The authors of the Post op ed are far from the only ones advocating the cause of ECA reform. Walter Olson of the libertarian Cato Institute has been beating the same drum for some time, as has his colleague Andy Craig. Conservative political commentator Yuval Levin published a New York Times article about it on Monday. ECA reform also has the backing of the conservative Wall Street Journal editorial page.

Perhaps more importantly, today GOP Senate Leader Mitch McConnell (not to be confused with Prof. Michael McConnell, discussed above) and Republican whip Sen. John Thune both suggested they may be open to ECA reform, even though they oppose virtually all other election reforms supported by Democrats. Some of the latter, unfortunately, may be unwilling to support a separate ECA reform bill, unless it is coupled with GOP support for various liberal election-law measures, such as curbing state voter ID laws and other registration restrictions.

McConnell and Thune may well have partisan political motives for their stance. Democratic political leaders likely have impure motivations of their own. When it comes to election law, few if any politicians are innocent lambs whose only concern is the public good. Nonetheless, fixing the ECA is an important reform that should command broad bipartisan support, even if it means separating the issue from other matters, and even if it requires securing the support of politicians with dubious motives.

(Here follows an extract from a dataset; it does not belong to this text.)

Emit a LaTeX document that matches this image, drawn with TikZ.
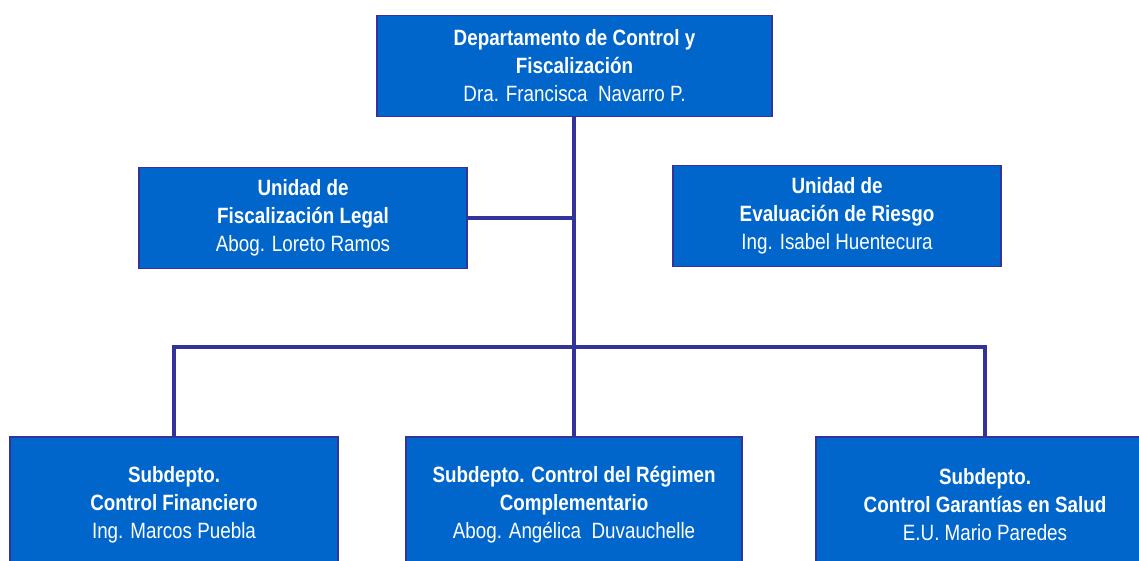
\documentclass[tikz,border=0pt]{standalone}
\usepackage{fontspec}
\setmainfont{Liberation Sans}[FakeStretch=0.85]
\usetikzlibrary{positioning}
\definecolor{boxblue}{HTML}{0066CC}
\definecolor{lineblue}{HTML}{333399}
\tikzset{
	unitbox/.style={draw=lineblue, line width=0.6pt, fill=boxblue, text=white, align=center,
		minimum width=6.56cm, minimum height=2.02cm, inner sep=0pt,
		font=\fontsize{12.6}{15.9}\selectfont},
	orgline/.style={draw=lineblue, line width=2.8pt}
}
\begin{document}
\begin{tikzpicture}
		\useasboundingbox (0,0) rectangle (22.78,-11.2);
		% jefatura
		\node[unitbox, minimum width=7.9cm] (dept) at (11.49,-1.32) {\textbf{Departamento de Control y}\\ \textbf{Fiscalización}\\ Dra. Francisca\ \ Navarro P.};
		% unidades
		\node[unitbox] (legal) at (6.06,-4.36) {\textbf{Unidad de}\\ \textbf{Fiscalización Legal}\\ Abog. Loreto Ramos};
		\node[unitbox] (riesgo) at (16.74,-4.32) {\textbf{Unidad de}\\ \textbf{Evaluación de Riesgo}\\ Ing. Isabel Huentecura};
		% subdeptos
		\node[unitbox, minimum height=2.7cm] (financiero) at (3.48,-10.09) {\textbf{Subdepto.}\\ \textbf{Control Financiero}\\ Ing. Marcos Puebla};
		\node[unitbox, minimum height=2.7cm, minimum width=6.72cm] (regimen) at (11.48,-10.09) {\textbf{Subdepto. Control del Régimen}\\ \textbf{Complementario}\\ Abog. Angélica\ \ Duvauchelle};
		\node[unitbox, minimum height=2.7cm, minimum width=6.76cm] (garantias) at (19.7,-10.09) {\textbf{Subdepto.}\\ \textbf{Control Garantías en Salud}\\ E.U. Mario Paredes};
		% lineas
		\coordinate (barra) at (11.48,-6.94);
		\draw[orgline] (dept.south -| barra) -- (regimen.north -| barra);
		\draw[orgline] (legal.east) -- (legal.east -| barra);
		\draw[orgline] (financiero.north) |- (barra) -| (garantias.north);
\end{tikzpicture}
\end{document}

Addressing this problem won't fix all that ails American democracy. It will not even forestall every possible way to monkey around with presidential election results. But it could close off  the most obvious path by which a sufficiently ruthless party, in control of both houses of Congress or the vice presidency, could try to overturn a presidential election and install the loser as the winner. Foreclosing that possibility is a worthy goal, even if it isn't a panacea for all of our political problems.

UPDATE: I put up this post before noticing that co-bloggers Keith Whittington and Jonathan Adler have also highlighted the Washington Post op ed. My post above goes beyond theirs by noting other influential supporters of ECA reform, and making some additional points (including about the role of the Vice President).

UPDATE #2: Andy Craig of the Cato Institute, whose work on this issue I mentioned above, has just published a new piece entitled "Bipartisan Momentum Builds for Fixing the Electoral Count Act." He summarizes additional support for ECA reform from a variety of sources, including the following:

The conservative American Enterprise Institute has held forums and published reports, and David French put it bluntly in a recent piece headlined "Stop Screwing Around and Fix the Electoral Count Act." The liberal Center for American Progress just released their own report on the threats to free and fair elections, which prominently includes ECA reform among its recommendations.

On Monday, the Wall Street Journal editorial board chimed in with a piece cataloging the practical and constitutional problems with the ECA, repeating their past calls to adopt some sort of a fix. The next day in the Washington Post, an impressive bipartisan quartet of experts, including former FEC chairman Bradley Smith, authored an op‐​ed making their case. Also in the Post, liberal columnist Eugene Robinson cited Cato among others in urging ECA legislation to begin making its way to Biden's desk.